### TASK
Quote all lines below exactly. Images stay out.

----

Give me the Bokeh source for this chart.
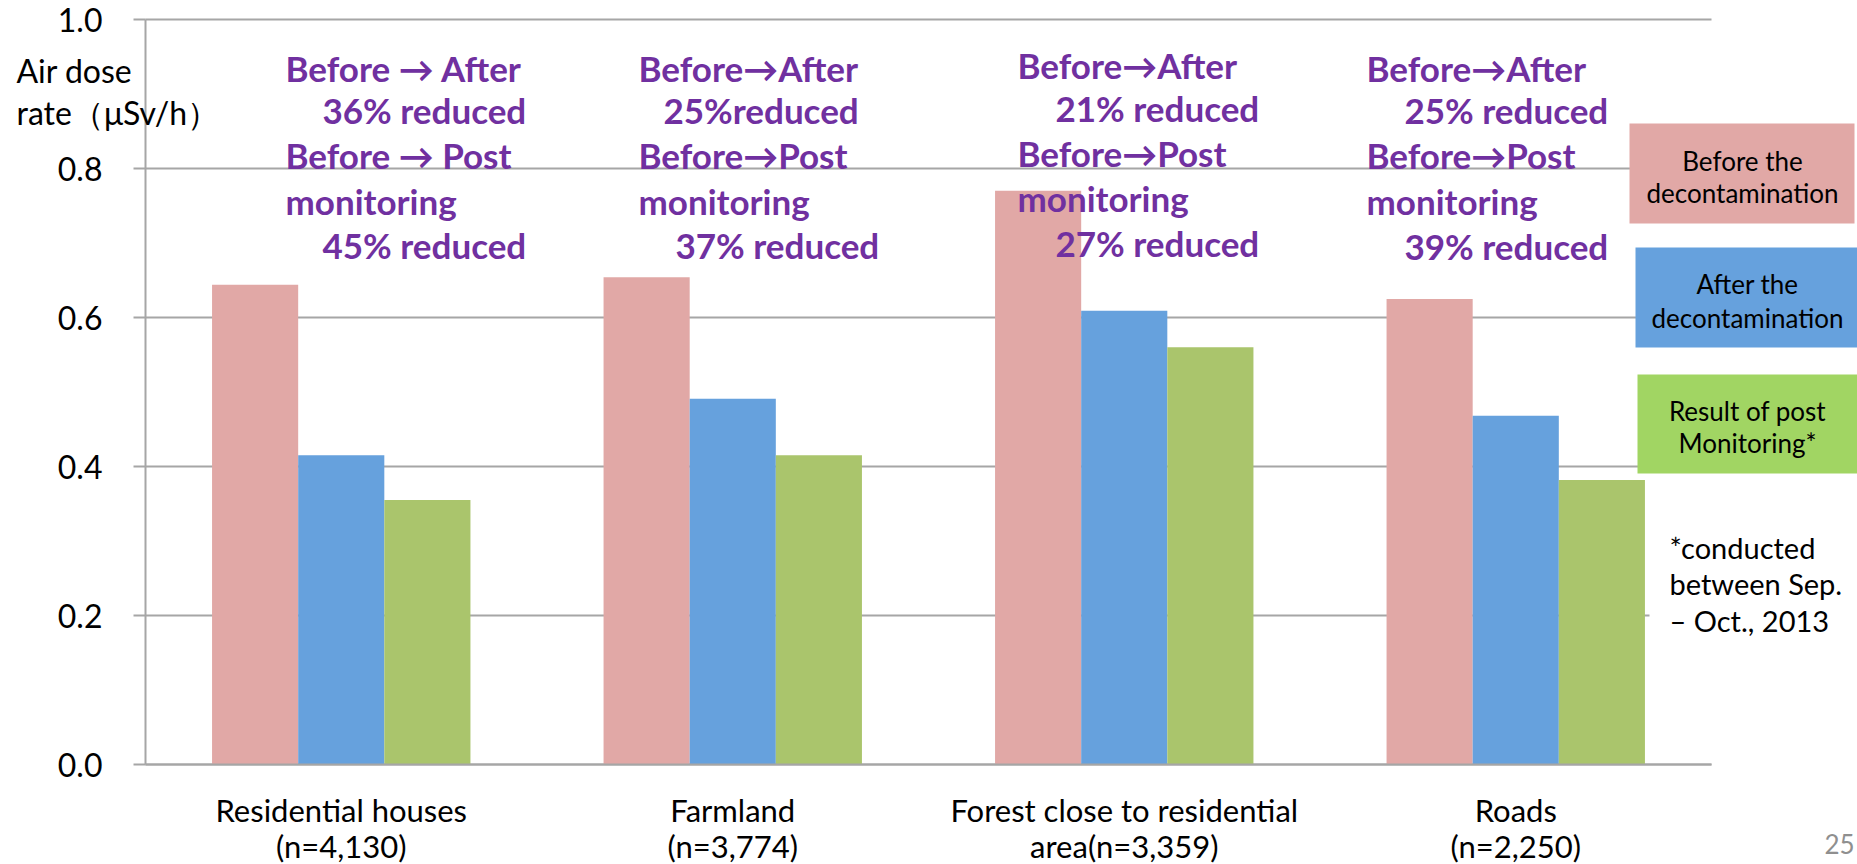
from bokeh.plotting import figure
from bokeh.models import Range1d, FixedTicker, Label, ColumnDataSource, PrintfTickFormatter
from bokeh.transform import dodge
from bokeh.embed import file_html
from bokeh.resources import INLINE

# ---- data -------------------------------------------------------------
categories = [
    "Residential houses\n(n=4,130)",
    "Farmland\n(n=3,774)",
    "Forest close to residential\narea(n=3,359)",
    "Roads\n(n=2,250)",
]
series_names = [
    "Before the\ndecontamination",
    "After the\ndecontamination",
    "Result of post\nMonitoring*",
]
before = [0.644, 0.654, 0.770, 0.625]
after = [0.415, 0.491, 0.609, 0.468]
post = [0.355, 0.415, 0.560, 0.382]
y_ticks = [0.0, 0.2, 0.4, 0.6, 0.8, 1.0]

notes = [
    ["Before \u2192 After", "36% reduced", "Before \u2192 Post", "monitoring", "45% reduced"],
    ["Before\u2192After", "25%reduced", "Before\u2192Post", "monitoring", "37% reduced"],
    ["Before\u2192After", "21% reduced", "Before\u2192Post", "monitoring", "27% reduced"],
    ["Before\u2192After", "25% reduced", "Before\u2192Post", "monitoring", "39% reduced"],
]
footnote = ["*conducted", "between Sep.", "\u2013 Oct., 2013"]
y_title = ["Air dose", "rate\uff08\u03bcSv/h\uff09"]
page_number = "25"

# ---- layout helpers (pixel layout -> data space) -----------------------
W, H = 1857, 864
LEFT = 145          # pixel column of the value axis
UNIT = 391.5        # pixels per category
ZERO = 764          # pixel row of y = 0
SCALE = 745         # pixels per 1.0 of dose rate


def X(px):
    return (px - LEFT) / UNIT


def Y(py):
    return (ZERO - py) / SCALE


PINK = "#E1A8A6"
BLUE = "#66A1DD"
GREEN = "#AAC56C"
LEG_GREEN = "#A1D563"
GRID = "#A6A6A6"
PURPLE = "#7030A0"
FONT = "Lato"

# the frame covers the whole canvas; axes are pinned inside it
p = figure(
    width=W, height=H,
    x_range=Range1d(X(0), X(W)),
    y_range=Range1d(Y(H), Y(0)),
    min_border=0,
    output_backend="svg", toolbar_location=None,
)
p.outline_line_color = None
p.grid.visible = False
p.background_fill_color = "white"
p.border_fill_color = "white"

# y axis at x = 0
p.yaxis.fixed_location = 0
p.yaxis.ticker = FixedTicker(ticks=y_ticks)
p.yaxis.formatter = PrintfTickFormatter(format="%.1f")
p.yaxis.bounds = (0, 1)
p.yaxis.axis_line_color = GRID
p.yaxis.axis_line_width = 2
p.yaxis.major_tick_line_color = GRID
p.yaxis.major_tick_line_width = 2
p.yaxis.major_tick_out = 12
p.yaxis.major_tick_in = 0
p.yaxis.minor_tick_line_color = None
p.yaxis.major_label_text_font = FONT
p.yaxis.major_label_text_font_size = "32px"
p.yaxis.major_label_text_color = "black"
p.yaxis.major_label_standoff = 31

# x axis at y = 0 with category labels
centers = [i + 0.5 for i in range(len(categories))]
p.xaxis.fixed_location = 0
p.xaxis.bounds = (0, len(categories))
p.xaxis.ticker = FixedTicker(ticks=centers)
p.xaxis.major_label_overrides = {c: name for c, name in zip(centers, categories)}
p.xaxis.axis_line_color = GRID
p.xaxis.axis_line_width = 2
p.xaxis.major_tick_line_color = None
p.xaxis.minor_tick_line_color = None
p.xaxis.major_label_text_font = FONT
p.xaxis.major_label_text_font_size = "31px"
p.xaxis.major_label_text_line_height = 0.95
p.xaxis.major_label_text_color = "black"
p.xaxis.major_label_standoff = 20

# horizontal gridlines across the category span
p.segment(x0=0, x1=len(categories), y0=y_ticks, y1=y_ticks,
          line_color=GRID, line_width=2)

# grouped bars
src = ColumnDataSource(dict(x=centers, before=before, after=after, post=post))
bw = 0.22
p.vbar(x=dodge("x", -bw), top="before", width=bw, source=src,
       fill_color=PINK, line_color=None)
p.vbar(x="x", top="after", width=bw, source=src,
       fill_color=BLUE, line_color=None)
p.vbar(x=dodge("x", bw), top="post", width=bw, source=src,
       fill_color=GREEN, line_color=None)

# white text box behind the footnote
p.quad(left=X(1649), right=X(W + 5), top=Y(528), bottom=Y(642),
       fill_color="white", line_color=None)

# legend boxes
legend_boxes = [
    (1629, 1854, 123, 223, PINK, 1742, (160, 192)),
    (1635, W + 5, 247, 347, BLUE, 1747, (283, 317)),
    (1637, W + 5, 374, 473, LEG_GREEN, 1747, (410, 442)),
]
for (l, r, t, b, col, cx, rows), name in zip(legend_boxes, series_names):
    p.quad(left=X(l), right=X(r), top=Y(t), bottom=Y(b),
           fill_color=col, line_color=None)
    for row, line in zip(rows, name.split("\n")):
        p.add_layout(Label(x=X(cx), y=Y(row), text=line, text_font=FONT,
                           text_font_size="26px", text_color="black",
                           text_align="center", text_baseline="middle"))

# reduction notes above each group
note_left = [285, 638, 1017, 1366]
note_indent = [(37, 37), (25, 37), (38, 38), (38, 38)]
note_rows = [(67, 109, 154, 200, 244), (67, 109, 154, 200, 244),
             (64, 107, 152, 197, 242), (67, 109, 154, 200, 245)]
for lines, x0, (i2, i5), rows in zip(notes, note_left, note_indent, note_rows):
    xs = [x0, x0 + i2, x0, x0, x0 + i5]
    for line, xp, yp in zip(lines, xs, rows):
        p.add_layout(Label(x=X(xp), y=Y(yp), text=line, text_font=FONT,
                           text_font_size="35px", text_font_style="bold",
                           text_color=PURPLE, text_align="left",
                           text_baseline="middle"))

# axis title, written horizontally over the axis
for line, yp in zip(y_title, (70, 112)):
    p.add_layout(Label(x=X(16), y=Y(yp), text=line, text_font=FONT,
                       text_font_size="32px", text_color="black",
                       text_align="left", text_baseline="middle"))

# footnote
for line, yp in zip(footnote, (547, 583, 620)):
    p.add_layout(Label(x=X(1669), y=Y(yp), text=line, text_font=FONT,
                       text_font_size="29px", text_color="black",
                       text_align="left", text_baseline="middle"))

# page number
p.add_layout(Label(x=X(1824), y=Y(843), text=page_number, text_font=FONT,
                   text_font_size="26px", text_color="#8F8F8F",
                   text_align="left", text_baseline="middle"))

open("out.html", "w").write(file_html(p, INLINE))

----

### RESULT OF THE EXERCISE
Give me the Bokeh source for this chart.
from bokeh.plotting import figure
from bokeh.models import Range1d, FixedTicker, Label, ColumnDataSource, PrintfTickFormatter
from bokeh.transform import dodge
from bokeh.embed import file_html
from bokeh.resources import INLINE

# ---- data -------------------------------------------------------------
categories = [
    "Residential houses\n(n=4,130)",
    "Farmland\n(n=3,774)",
    "Forest close to residential\narea(n=3,359)",
    "Roads\n(n=2,250)",
]
series_names = [
    "Before the\ndecontamination",
    "After the\ndecontamination",
    "Result of post\nMonitoring*",
]
before = [0.644, 0.654, 0.770, 0.625]
after = [0.415, 0.491, 0.609, 0.468]
post = [0.355, 0.415, 0.560, 0.382]
y_ticks = [0.0, 0.2, 0.4, 0.6, 0.8, 1.0]

notes = [
    ["Before \u2192 After", "36% reduced", "Before \u2192 Post", "monitoring", "45% reduced"],
    ["Before\u2192After", "25%reduced", "Before\u2192Post", "monitoring", "37% reduced"],
    ["Before\u2192After", "21% reduced", "Before\u2192Post", "monitoring", "27% reduced"],
    ["Before\u2192After", "25% reduced", "Before\u2192Post", "monitoring", "39% reduced"],
]
footnote = ["*conducted", "between Sep.", "\u2013 Oct., 2013"]
y_title = ["Air dose", "rate\uff08\u03bcSv/h\uff09"]
page_number = "25"

# ---- layout helpers (pixel layout -> data space) -----------------------
W, H = 1857, 864
LEFT = 145          # pixel column of the value axis
UNIT = 391.5        # pixels per category
ZERO = 764          # pixel row of y = 0
SCALE = 745         # pixels per 1.0 of dose rate


def X(px):
    return (px - LEFT) / UNIT


def Y(py):
    return (ZERO - py) / SCALE


PINK = "#E1A8A6"
BLUE = "#66A1DD"
GREEN = "#AAC56C"
LEG_GREEN = "#A1D563"
GRID = "#A6A6A6"
PURPLE = "#7030A0"
FONT = "Lato"

# the frame covers the whole canvas; axes are pinned inside it
p = figure(
    width=W, height=H,
    x_range=Range1d(X(0), X(W)),
    y_range=Range1d(Y(H), Y(0)),
    min_border=0,
    output_backend="svg", toolbar_location=None,
)
p.outline_line_color = None
p.grid.visible = False
p.background_fill_color = "white"
p.border_fill_color = "white"

# y axis at x = 0
p.yaxis.fixed_location = 0
p.yaxis.ticker = FixedTicker(ticks=y_ticks)
p.yaxis.formatter = PrintfTickFormatter(format="%.1f")
p.yaxis.bounds = (0, 1)
p.yaxis.axis_line_color = GRID
p.yaxis.axis_line_width = 2
p.yaxis.major_tick_line_color = GRID
p.yaxis.major_tick_line_width = 2
p.yaxis.major_tick_out = 12
p.yaxis.major_tick_in = 0
p.yaxis.minor_tick_line_color = None
p.yaxis.major_label_text_font = FONT
p.yaxis.major_label_text_font_size = "32px"
p.yaxis.major_label_text_color = "black"
p.yaxis.major_label_standoff = 31

# x axis at y = 0 with category labels
centers = [i + 0.5 for i in range(len(categories))]
p.xaxis.fixed_location = 0
p.xaxis.bounds = (0, len(categories))
p.xaxis.ticker = FixedTicker(ticks=centers)
p.xaxis.major_label_overrides = {c: name for c, name in zip(centers, categories)}
p.xaxis.axis_line_color = GRID
p.xaxis.axis_line_width = 2
p.xaxis.major_tick_line_color = None
p.xaxis.minor_tick_line_color = None
p.xaxis.major_label_text_font = FONT
p.xaxis.major_label_text_font_size = "31px"
p.xaxis.major_label_text_line_height = 0.95
p.xaxis.major_label_text_color = "black"
p.xaxis.major_label_standoff = 20

# horizontal gridlines across the category span
p.segment(x0=0, x1=len(categories), y0=y_ticks, y1=y_ticks,
          line_color=GRID, line_width=2)

# grouped bars
src = ColumnDataSource(dict(x=centers, before=before, after=after, post=post))
bw = 0.22
p.vbar(x=dodge("x", -bw), top="before", width=bw, source=src,
       fill_color=PINK, line_color=None)
p.vbar(x="x", top="after", width=bw, source=src,
       fill_color=BLUE, line_color=None)
p.vbar(x=dodge("x", bw), top="post", width=bw, source=src,
       fill_color=GREEN, line_color=None)

# white text box behind the footnote
p.quad(left=X(1649), right=X(W + 5), top=Y(528), bottom=Y(642),
       fill_color="white", line_color=None)

# legend boxes
legend_boxes = [
    (1629, 1854, 123, 223, PINK, 1742, (160, 192)),
    (1635, W + 5, 247, 347, BLUE, 1747, (283, 317)),
    (1637, W + 5, 374, 473, LEG_GREEN, 1747, (410, 442)),
]
for (l, r, t, b, col, cx, rows), name in zip(legend_boxes, series_names):
    p.quad(left=X(l), right=X(r), top=Y(t), bottom=Y(b),
           fill_color=col, line_color=None)
    for row, line in zip(rows, name.split("\n")):
        p.add_layout(Label(x=X(cx), y=Y(row), text=line, text_font=FONT,
                           text_font_size="26px", text_color="black",
                           text_align="center", text_baseline="middle"))

# reduction notes above each group
note_left = [285, 638, 1017, 1366]
note_indent = [(37, 37), (25, 37), (38, 38), (38, 38)]
note_rows = [(67, 109, 154, 200, 244), (67, 109, 154, 200, 244),
             (64, 107, 152, 197, 242), (67, 109, 154, 200, 245)]
for lines, x0, (i2, i5), rows in zip(notes, note_left, note_indent, note_rows):
    xs = [x0, x0 + i2, x0, x0, x0 + i5]
    for line, xp, yp in zip(lines, xs, rows):
        p.add_layout(Label(x=X(xp), y=Y(yp), text=line, text_font=FONT,
                           text_font_size="35px", text_font_style="bold",
                           text_color=PURPLE, text_align="left",
                           text_baseline="middle"))

# axis title, written horizontally over the axis
for line, yp in zip(y_title, (70, 112)):
    p.add_layout(Label(x=X(16), y=Y(yp), text=line, text_font=FONT,
                       text_font_size="32px", text_color="black",
                       text_align="left", text_baseline="middle"))

# footnote
for line, yp in zip(footnote, (547, 583, 620)):
    p.add_layout(Label(x=X(1669), y=Y(yp), text=line, text_font=FONT,
                       text_font_size="29px", text_color="black",
                       text_align="left", text_baseline="middle"))

# page number
p.add_layout(Label(x=X(1824), y=Y(843), text=page_number, text_font=FONT,
                   text_font_size="26px", text_color="#8F8F8F",
                   text_align="left", text_baseline="middle"))

open("out.html", "w").write(file_html(p, INLINE))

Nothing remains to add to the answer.